> [TASK TO CARRY OUT]
Look through the data below. Collect every line where the word "chart" occurs.

> [DATA SEGMENT]
══════════════════════════════

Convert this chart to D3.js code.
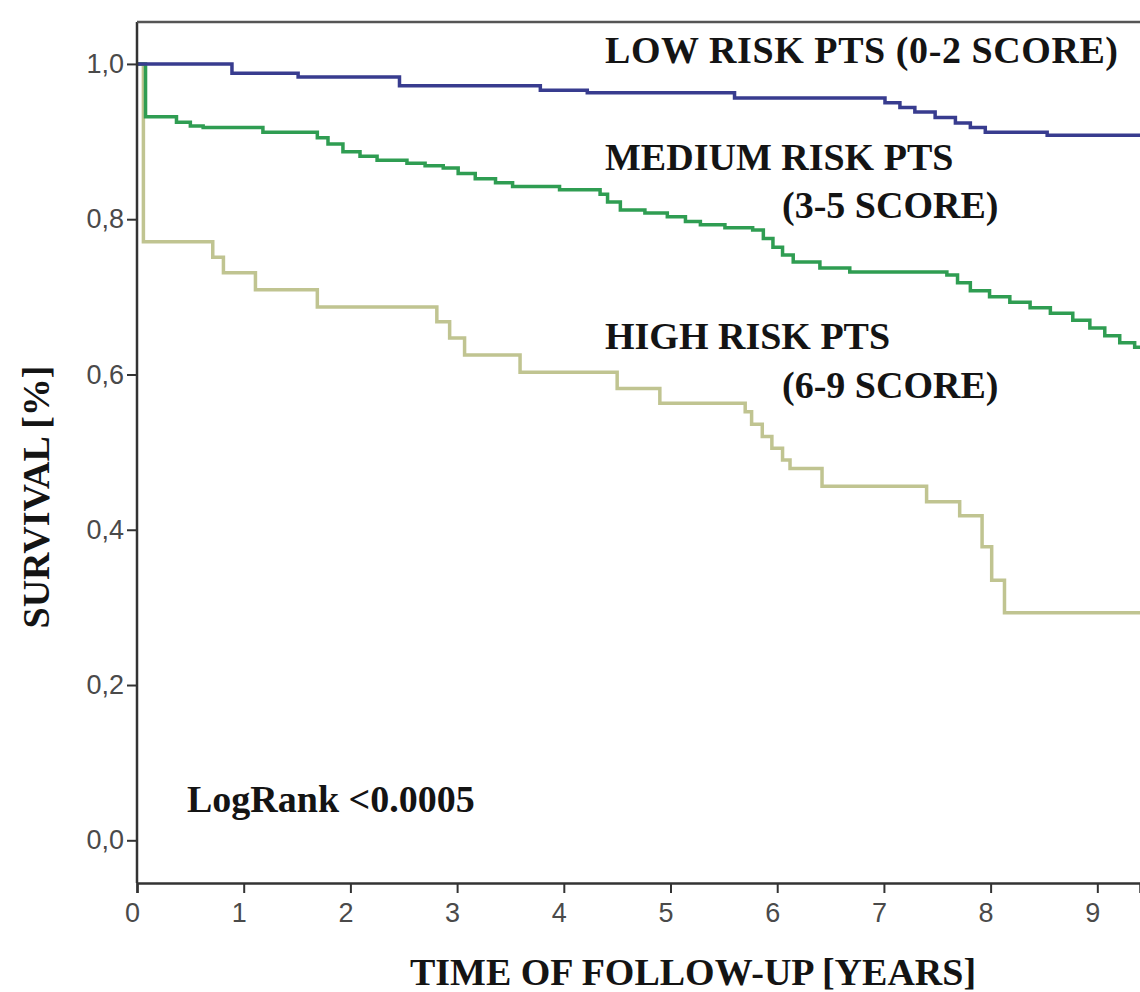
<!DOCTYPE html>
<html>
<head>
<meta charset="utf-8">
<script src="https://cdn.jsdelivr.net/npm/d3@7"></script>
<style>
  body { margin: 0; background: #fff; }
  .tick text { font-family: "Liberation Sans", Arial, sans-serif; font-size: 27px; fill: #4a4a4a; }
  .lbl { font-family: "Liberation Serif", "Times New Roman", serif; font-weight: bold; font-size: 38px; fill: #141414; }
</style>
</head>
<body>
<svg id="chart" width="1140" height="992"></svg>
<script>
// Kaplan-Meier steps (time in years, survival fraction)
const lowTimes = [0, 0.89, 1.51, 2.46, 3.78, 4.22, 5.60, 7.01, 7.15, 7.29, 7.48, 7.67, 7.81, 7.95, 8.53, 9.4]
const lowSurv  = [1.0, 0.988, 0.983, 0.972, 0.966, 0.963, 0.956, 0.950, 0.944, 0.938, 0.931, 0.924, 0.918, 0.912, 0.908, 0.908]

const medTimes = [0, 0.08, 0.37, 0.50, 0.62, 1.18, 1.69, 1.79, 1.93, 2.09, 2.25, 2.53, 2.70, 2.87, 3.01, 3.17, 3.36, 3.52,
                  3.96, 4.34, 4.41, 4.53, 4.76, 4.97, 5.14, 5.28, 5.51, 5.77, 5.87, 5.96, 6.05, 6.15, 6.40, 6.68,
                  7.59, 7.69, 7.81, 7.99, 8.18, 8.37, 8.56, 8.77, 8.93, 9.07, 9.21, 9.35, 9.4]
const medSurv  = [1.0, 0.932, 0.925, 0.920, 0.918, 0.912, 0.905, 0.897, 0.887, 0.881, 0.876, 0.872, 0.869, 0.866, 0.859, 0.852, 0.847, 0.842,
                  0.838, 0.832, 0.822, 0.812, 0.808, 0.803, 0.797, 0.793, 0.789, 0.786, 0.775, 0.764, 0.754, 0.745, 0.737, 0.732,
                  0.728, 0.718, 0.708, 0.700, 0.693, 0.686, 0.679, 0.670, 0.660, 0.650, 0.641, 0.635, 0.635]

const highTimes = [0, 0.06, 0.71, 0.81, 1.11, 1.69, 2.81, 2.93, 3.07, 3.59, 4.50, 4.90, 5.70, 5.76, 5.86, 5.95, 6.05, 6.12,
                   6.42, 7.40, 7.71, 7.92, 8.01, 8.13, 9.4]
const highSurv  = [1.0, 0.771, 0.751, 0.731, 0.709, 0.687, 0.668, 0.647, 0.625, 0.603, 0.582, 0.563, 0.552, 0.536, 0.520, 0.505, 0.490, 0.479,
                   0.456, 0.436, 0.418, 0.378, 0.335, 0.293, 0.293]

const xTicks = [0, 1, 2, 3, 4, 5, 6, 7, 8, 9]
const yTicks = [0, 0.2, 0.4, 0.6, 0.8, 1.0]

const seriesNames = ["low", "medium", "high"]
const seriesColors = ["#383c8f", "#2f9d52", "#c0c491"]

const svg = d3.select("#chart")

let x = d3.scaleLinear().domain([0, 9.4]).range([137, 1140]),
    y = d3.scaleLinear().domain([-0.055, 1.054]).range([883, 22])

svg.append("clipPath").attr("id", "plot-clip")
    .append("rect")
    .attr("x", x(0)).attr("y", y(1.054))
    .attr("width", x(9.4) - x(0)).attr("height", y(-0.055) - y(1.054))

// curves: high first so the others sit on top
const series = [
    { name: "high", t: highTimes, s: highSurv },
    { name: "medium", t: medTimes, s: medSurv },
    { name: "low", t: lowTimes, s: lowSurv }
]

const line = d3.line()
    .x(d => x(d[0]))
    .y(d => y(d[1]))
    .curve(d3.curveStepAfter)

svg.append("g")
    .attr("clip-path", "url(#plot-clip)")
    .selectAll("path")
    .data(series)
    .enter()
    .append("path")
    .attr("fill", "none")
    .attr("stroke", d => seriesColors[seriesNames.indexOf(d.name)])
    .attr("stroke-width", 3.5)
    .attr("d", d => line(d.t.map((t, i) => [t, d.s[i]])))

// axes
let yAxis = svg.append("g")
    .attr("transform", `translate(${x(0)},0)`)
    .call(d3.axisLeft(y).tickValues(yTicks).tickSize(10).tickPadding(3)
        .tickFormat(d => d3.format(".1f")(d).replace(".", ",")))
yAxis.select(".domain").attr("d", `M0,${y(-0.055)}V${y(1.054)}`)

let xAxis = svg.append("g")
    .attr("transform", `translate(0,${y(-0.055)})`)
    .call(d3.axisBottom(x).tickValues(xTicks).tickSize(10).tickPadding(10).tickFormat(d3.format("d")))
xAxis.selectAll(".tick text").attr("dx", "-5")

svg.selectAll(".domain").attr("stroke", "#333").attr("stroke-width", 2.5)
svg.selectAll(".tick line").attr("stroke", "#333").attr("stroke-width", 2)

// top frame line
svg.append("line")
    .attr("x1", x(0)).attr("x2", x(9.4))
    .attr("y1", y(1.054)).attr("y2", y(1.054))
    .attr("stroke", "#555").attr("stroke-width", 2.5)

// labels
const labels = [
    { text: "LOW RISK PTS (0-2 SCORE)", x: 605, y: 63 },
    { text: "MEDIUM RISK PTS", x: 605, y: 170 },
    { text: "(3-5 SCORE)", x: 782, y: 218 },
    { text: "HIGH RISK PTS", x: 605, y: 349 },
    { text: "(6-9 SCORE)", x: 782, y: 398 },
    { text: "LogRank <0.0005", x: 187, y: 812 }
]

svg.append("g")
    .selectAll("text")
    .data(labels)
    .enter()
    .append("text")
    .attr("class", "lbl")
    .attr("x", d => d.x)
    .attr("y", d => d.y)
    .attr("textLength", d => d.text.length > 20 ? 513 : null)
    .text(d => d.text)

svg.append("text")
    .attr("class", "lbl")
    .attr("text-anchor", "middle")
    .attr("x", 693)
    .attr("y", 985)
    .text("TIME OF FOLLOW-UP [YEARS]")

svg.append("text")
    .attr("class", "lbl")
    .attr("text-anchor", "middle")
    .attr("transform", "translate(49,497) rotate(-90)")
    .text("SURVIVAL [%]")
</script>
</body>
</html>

══════════════════════════════

> [SOLVED EXERCISE]
Convert this chart to D3.js code.
<svg id="chart" width="1140" height="992"></svg>
const svg = d3.select("#chart")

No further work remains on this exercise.